La Grande Assemblea Nazionale di Turchia il 20 luglio 2017 ha adottato una nuova legge che impedisce ai parlamentari d’insultare la gloriosa storia del Paese pronunciando le parole «genocidio armeno», «Kurdistan» e «regioni kurde».
È noto, ma solo ai membri dell’AKP e dell’MHP (Partito d’Azione Nazionalista), che gli “avvenimenti del 1915” non sono durati dal 1895 al 1896 e dal 1915 al 1916. Non hanno coinvolto tutti i non mussulmani, ma solo pochi traditori che si erano alleati con la Russia e, collateralmente, talvolta le loro famiglie. Non sono costati la vita a 1.200.000, forse 1.500.000 di persone, ma a pochissimi. E tutti i parlamenti del mondo che hanno osato riconoscere un preteso genocidio sono nemici del popolo turco, discendente dal lupo delle steppe [1].
Allo stesso modo, il preteso Kurdistan, riconosciuto al termine della prima guerra mondiale con il Trattato di Sèvres, non è mai esistito. Del resto, la conferenza di Losanna l’ha abbandonato dopo pochi anni e oggi esiste, non in Turchia, bensì in Iraq. Ed è assurdo parlare di regioni kurde in Turchia, perché i kurdi presenti in alcuni governatorati sono innanzitutto di nazionalità turca.

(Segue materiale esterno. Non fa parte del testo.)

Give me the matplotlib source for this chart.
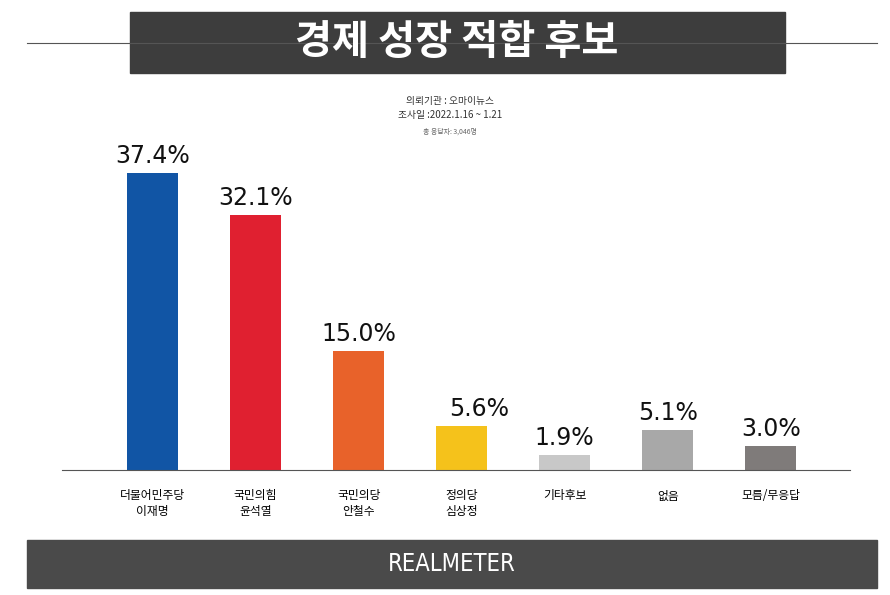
import matplotlib
matplotlib.use("Agg")
import matplotlib.pyplot as plt
from matplotlib.patches import Rectangle
from matplotlib.lines import Line2D

plt.rcParams['font.family'] = ['Noto Sans CJK KR', 'DejaVu Sans']

categories = ["더불어민주당\n이재명", "국민의힘\n윤석열", "국민의당\n안철수", "정의당\n심상정", "기타후보", "없음", "모름/무응답"]
values = [37.4, 32.1, 15.0, 5.6, 1.9, 5.1, 3.0]
colors = ["#1155a5", "#e02030", "#e8622a", "#f5c21b", "#c8c8c8", "#a8a8a8", "#7f7b7a"]

W, H = 890, 595
fig = plt.figure(figsize=(W/100, H/100), dpi=100)
fig.patch.set_facecolor("white")

def fx(px): return px / W
def fy(py): return 1 - py / H

# title band
fig.add_artist(Line2D([fx(27), fx(877)], [fy(43), fy(43)], color="#555555", lw=0.8))
fig.add_artist(Rectangle((fx(130), fy(73)), fx(655), 61/H, color="#3d3d3d"))
fig.text(fx(457), fy(43), "경제 성장 적합 후보", color="white", fontsize=29, fontweight="bold",
         ha="center", va="center")
fig.text(fx(450), fy(101), "의뢰기관 : 오마이뉴스", fontsize=7, ha="center", va="center", color="#333333")
fig.text(fx(450), fy(115), "조사일 :2022.1.16 ~ 1.21", fontsize=7, ha="center", va="center", color="#333333")
fig.text(fx(450), fy(132), "총 응답자: 3,046명", fontsize=5, ha="center", va="center", color="#666666")

# bottom band
fig.add_artist(Rectangle((fx(27), fy(588)), fx(850), 48/H, color="#4a4a4a"))
fig.text(fx(452), fy(564), "REALMETER", color="white", fontsize=17, ha="center", va="center",
         family="DejaVu Sans", fontstretch="condensed")

ax = fig.add_axes([fx(62), fy(470), fx(788), 370/H])
x = list(range(len(values)))
ax.bar(x, values, width=0.49, color=colors)
ax.set_xlim(-0.88, 6.77)
ax.set_ylim(0, 46.6)
offsets = [0, 0, 0, 0.17, 0, 0, 0]
for xi, v, o in zip(x, values, offsets):
    ax.text(xi + o, v + 0.6, f"{v}%", ha="center", va="bottom", fontsize=17, color="#111111",
            family="DejaVu Sans", fontweight="medium")
for s in ["top", "right", "left"]:
    ax.spines[s].set_visible(False)
ax.spines["bottom"].set_color("#555555")
ax.set_yticks([])
ax.set_xticks(x)
ax.set_xticklabels(categories, fontsize=8.5, linespacing=1.3, fontweight="medium")
ax.tick_params(axis="x", length=0, pad=14)
ax.patch.set_alpha(0)

fig.savefig("out.png", dpi=100)
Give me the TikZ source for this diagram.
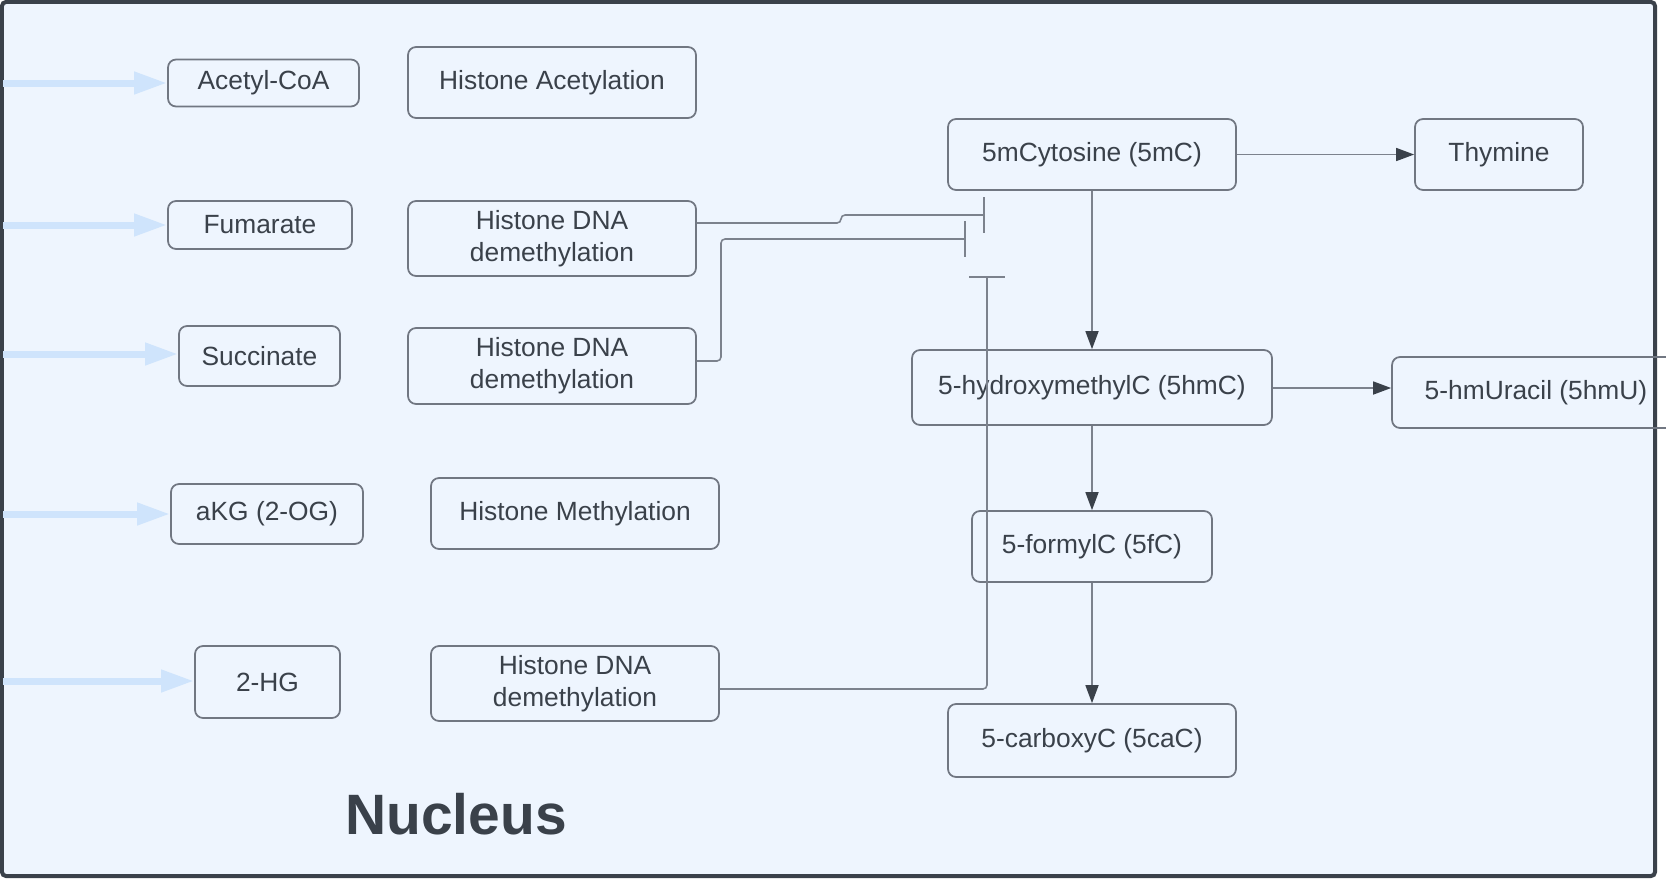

Quando i turchi colonizzarono gli arabi, per evitare sollevamenti popolari chiusero le scuole. E non c’era da dubitarne: il sultano Erdoğan si mette al riparo da ogni contestazione parlamentare nello stesso modo, epurando la lingua turca e il cervello dei deputati.
[1] « La Turquie d’aujourd’hui poursuit le génocide arménien », par Thierry Meyssan, Réseau Voltaire, 26 avril 2015.